The answer depends on what we expect Carl to say when he flips two heads. My personal assumption is that Carl is a perfectionist and always volunteers extra information. If Carl gets two heads, I would expect him to say, “Yes. In fact both coins I flipped landed heads up.” In this case the answer to the puzzle is 0.

Another strange but reasonable assumption is that upon flipping two heads, there is an equal probability that Carl would say either, “Yes. In fact the first coin I flipped landed heads up;” or, “Yes. In fact the second coin I flipped landed heads up.” In this case, the answer to the puzzle is 1/3.

I could describe an assumption for Carl’s answering strategy that leads to the puzzle’s answer of 1/2, but it looks too artificial to me.

This puzzle is not well-defined, but unfortunately there are many versions of it floating around the Internet with incorrect solutions.

Here is a standard logic puzzle:

A criminal is sentenced to death. He is allowed to make one last statement. If the statement is true, the criminal will be sent to the electric chair. It the statement is false, he will be hanged. Can you suggest a good piece of advice for this man?

I can offer many pieces of advice to this man. The simplest thing is to keep silent. Or he can communicate without making statements, like asking, “Can I have some crème brûlée, please?”

One can argue that the puzzle implies that it’s a favor to allow the prisoner to make a last statement, but without it he will die anyway. In this case the standard piece of advice to this man would be to create a paradoxical situation by saying, “I will be hanged.”

Another, less standard, idea is to state something that is very difficult to check. For example, to give the exact number of planets in our galaxy, or posit that P = NP. My son, Sergei, suggested saying that “Schrödinger’s cat is dead.”

But the most popular idea among my AMSA students is to say, “I am sorry.” I’m not 100% sure that they mean it as a statement that is impossible to check.
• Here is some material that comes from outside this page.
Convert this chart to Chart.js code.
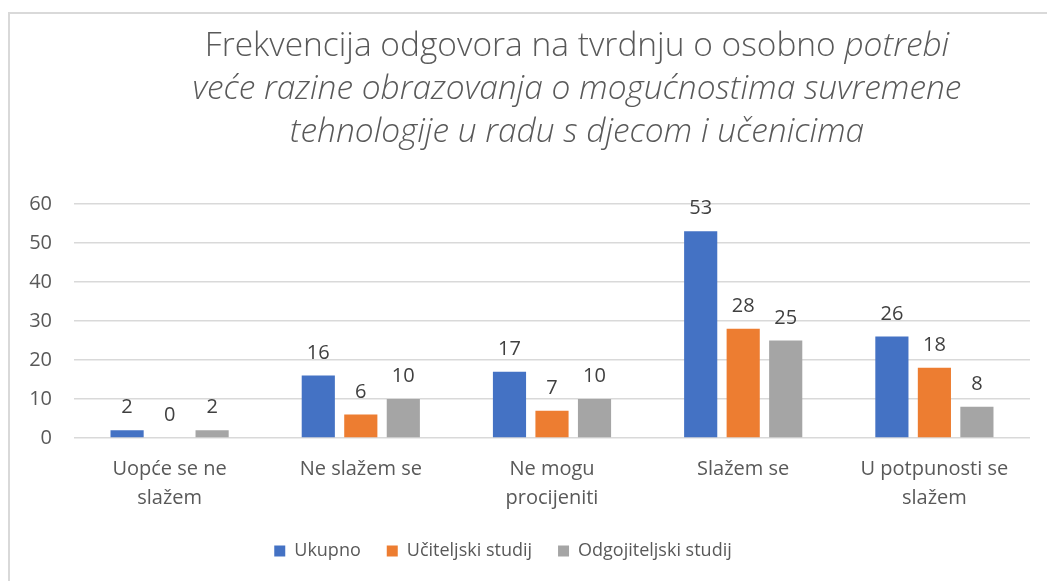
<!DOCTYPE html>
<html>
<head>
<meta charset="utf-8">
<script src="https://cdn.jsdelivr.net/npm/chart.js@4"></script>
<style>
  html, body { margin: 0; padding: 0; background: #fff; }
  #wrap { position: relative; width: 1047px; height: 581px; overflow: hidden; }
  #frame { position: absolute; left: 8px; top: 12px; width: 1100px; height: 700px;
           border-left: 2px solid #d9d9d9; border-top: 2px solid #d9d9d9; box-sizing: border-box; }
  #title { position: absolute; left: 77px; width: 1000px; top: 22px; text-align: center;
           font-family: "Open Sans", "Lato", sans-serif; font-weight: 300; font-size: 33.5px;
           line-height: 43px; color: #595959; }
  #title i { font-style: italic; }
  canvas { position: absolute; left: 0; top: 0; }
</style>
</head>
<body>
<div id="wrap">
  <div id="frame"></div>
  <canvas id="c" width="1047" height="581"></canvas>
  <div id="title">Frekvencija odgovora na tvrdnju o osobno <i>potrebi</i><br><i>veće razine obrazovanja o mogućnostima suvremene</i><br><i>tehnologije u radu s djecom i učenicima</i></div>
</div>
<script>
const categories = [["Uopće se ne", "slažem"], "Ne slažem se", ["Ne mogu", "procijeniti"], "Slažem se", ["U potpunosti se", "slažem"]];
const seriesNames = ["Ukupno", "Učiteljski studij", "Odgojiteljski studij"];
const ukupno = [2, 16, 17, 53, 26];
const uciteljski = [0, 6, 7, 28, 18];
const odgojiteljski = [2, 10, 10, 25, 8];
const yTicks = [0, 10, 20, 30, 40, 50, 60];
const colors = ["#4472c4", "#ed7d31", "#a5a5a5"];

const FONT = '"Open Sans", "Lato", sans-serif';

const valueLabels = {
  id: 'valueLabels',
  afterDatasetsDraw(chart) {
    const ctx = chart.ctx;
    ctx.save();
    ctx.font = '20px ' + FONT;
    ctx.fillStyle = '#404040';
    ctx.textAlign = 'center';
    ctx.textBaseline = 'alphabetic';
    chart.data.datasets.forEach((ds, i) => {
      const meta = chart.getDatasetMeta(i);
      meta.data.forEach((bar, j) => {
        ctx.fillText(String(ds.data[j]), bar.x, bar.y - 17);
      });
    });
    ctx.restore();
  }
};

const legendShift = {
  id: 'legendShift',
  afterLayout(chart) {
    if (chart.legend) { chart.legend.left -= 17; chart.legend.right -= 17; }
  }
};

new Chart(document.getElementById('c'), {
  type: 'bar',
  data: {
    labels: categories,
    datasets: [
      { label: seriesNames[0], data: ukupno, backgroundColor: colors[0] },
      { label: seriesNames[1], data: uciteljski, backgroundColor: colors[1] },
      { label: seriesNames[2], data: odgojiteljski, backgroundColor: colors[2] }
    ]
  },
  options: {
    responsive: false,
    animation: false,
    devicePixelRatio: 1,
    categoryPercentage: 0.667,
    barPercentage: 0.78,
    layout: { padding: { top: 204, left: 10, right: 17, bottom: 11 } },
    plugins: {
      title: { display: false },
      tooltip: { enabled: false },
      legend: {
        position: 'bottom',
        labels: {
          boxWidth: 11, boxHeight: 11, padding: 26,
          color: '#595959',
          font: { family: FONT, size: 18 }
        }
      }
    },
    scales: {
      x: {
        grid: { display: false },
        border: { display: false },
        afterFit(scale) { scale.height -= 6; },
        ticks: { color: '#595959', font: { family: FONT, size: 20, lineHeight: 1.45 }, padding: 9, maxRotation: 0 }
      },
      y: {
        min: 0, max: 60,
        afterBuildTicks(scale) { scale.ticks = yTicks.map(v => ({ value: v })); },
        afterFit(scale) { scale.width = 64; },
        grid: { color: '#d9d9d9', lineWidth: 1.5, drawTicks: false },
        border: { display: false },
        ticks: { color: '#595959', font: { family: FONT, size: 20 }, padding: 22 }
      }
    }
  },
  plugins: [valueLabels, legendShift]
});
</script>
</body>
</html>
Maybe they think that these words can do magic and save lives. Or maybe it could be the best thing for a criminal to say before dying.

Anyone knows that sometimes the text is not exactly what it seems to be. There are many different simple ways to hide a secret message inside your text. So, your humble blogger decided to run an experiment. How should we go about it? I decided to hide a secret message inside this short essay. Do you see it? Do you notice that my text is artificially adjusted for some extra purpose? Everyone can feel that this text sounds different than my usual postings. Nothing should stop you from solving this puzzle now.
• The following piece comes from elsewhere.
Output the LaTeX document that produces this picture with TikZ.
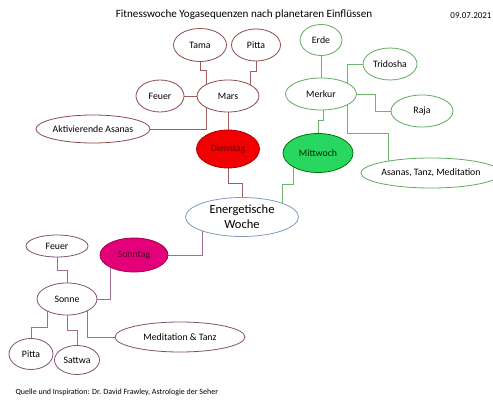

I’ve got this puzzle from Nick Petry.

Captain Flint is dying. All his treasures are buried far away. He only has 99 pieces of gold with him. Filled with remorse at the last moments of his life, he decides that he only wants to take one piece of gold with him to his grave. The rest of the gold he will give to the families of two men that he had killed the day before.
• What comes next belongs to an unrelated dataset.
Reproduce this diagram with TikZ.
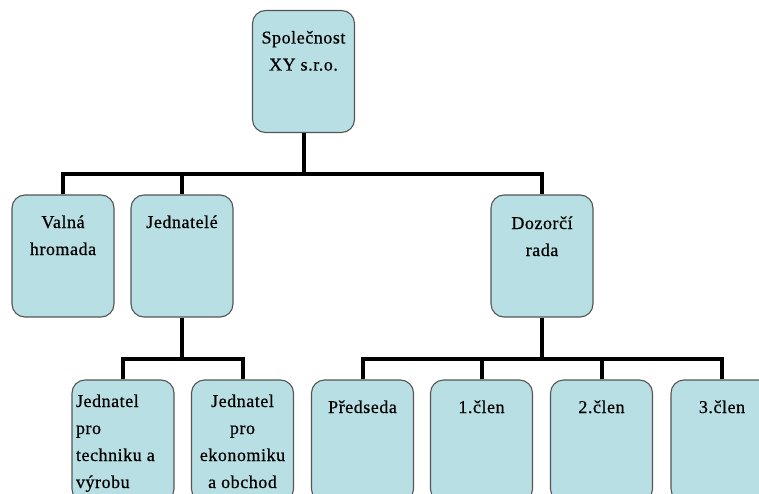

Though Captain Flint is heavily drunk he notices that no matter which piece he takes for himself, he can divide the leftover 98 pieces into two piles of 49 pieces each of the same weight. Prove that all the gold pieces are of the same weight.

For an additional challenge, Sasha Shapovalov suggested the following generalization of the previous puzzle.

Captain Flint has N gold pieces and yesterday he killed not two but K men. He wants to take one piece with him to his grave and to divide the rest into equi-weighted piles, not necessarily of the same number of pieces. If he can choose any piece to take with him and is able to divide the rest, prove that N – 1 is divisible by K.

Both of these puzzles can be easily solved if the weight of every gold piece is an integer or even a rational number. If you don’t assume that the weights are rational numbers, then I do not know an elementary solution, but I do know a simple and beautiful solution using linear algebra for both puzzles.

Even pirates need linear algebra to divide their treasure. Hooray for linear algebra!

Here is a logic puzzle for kids:

— John has more than a thousand books, said Pete.
— No, he has less than one thousand books, said Ann.
— Surely, he has at least one book, said Mary.

If only one statement is true, are you sure you know how many books John has?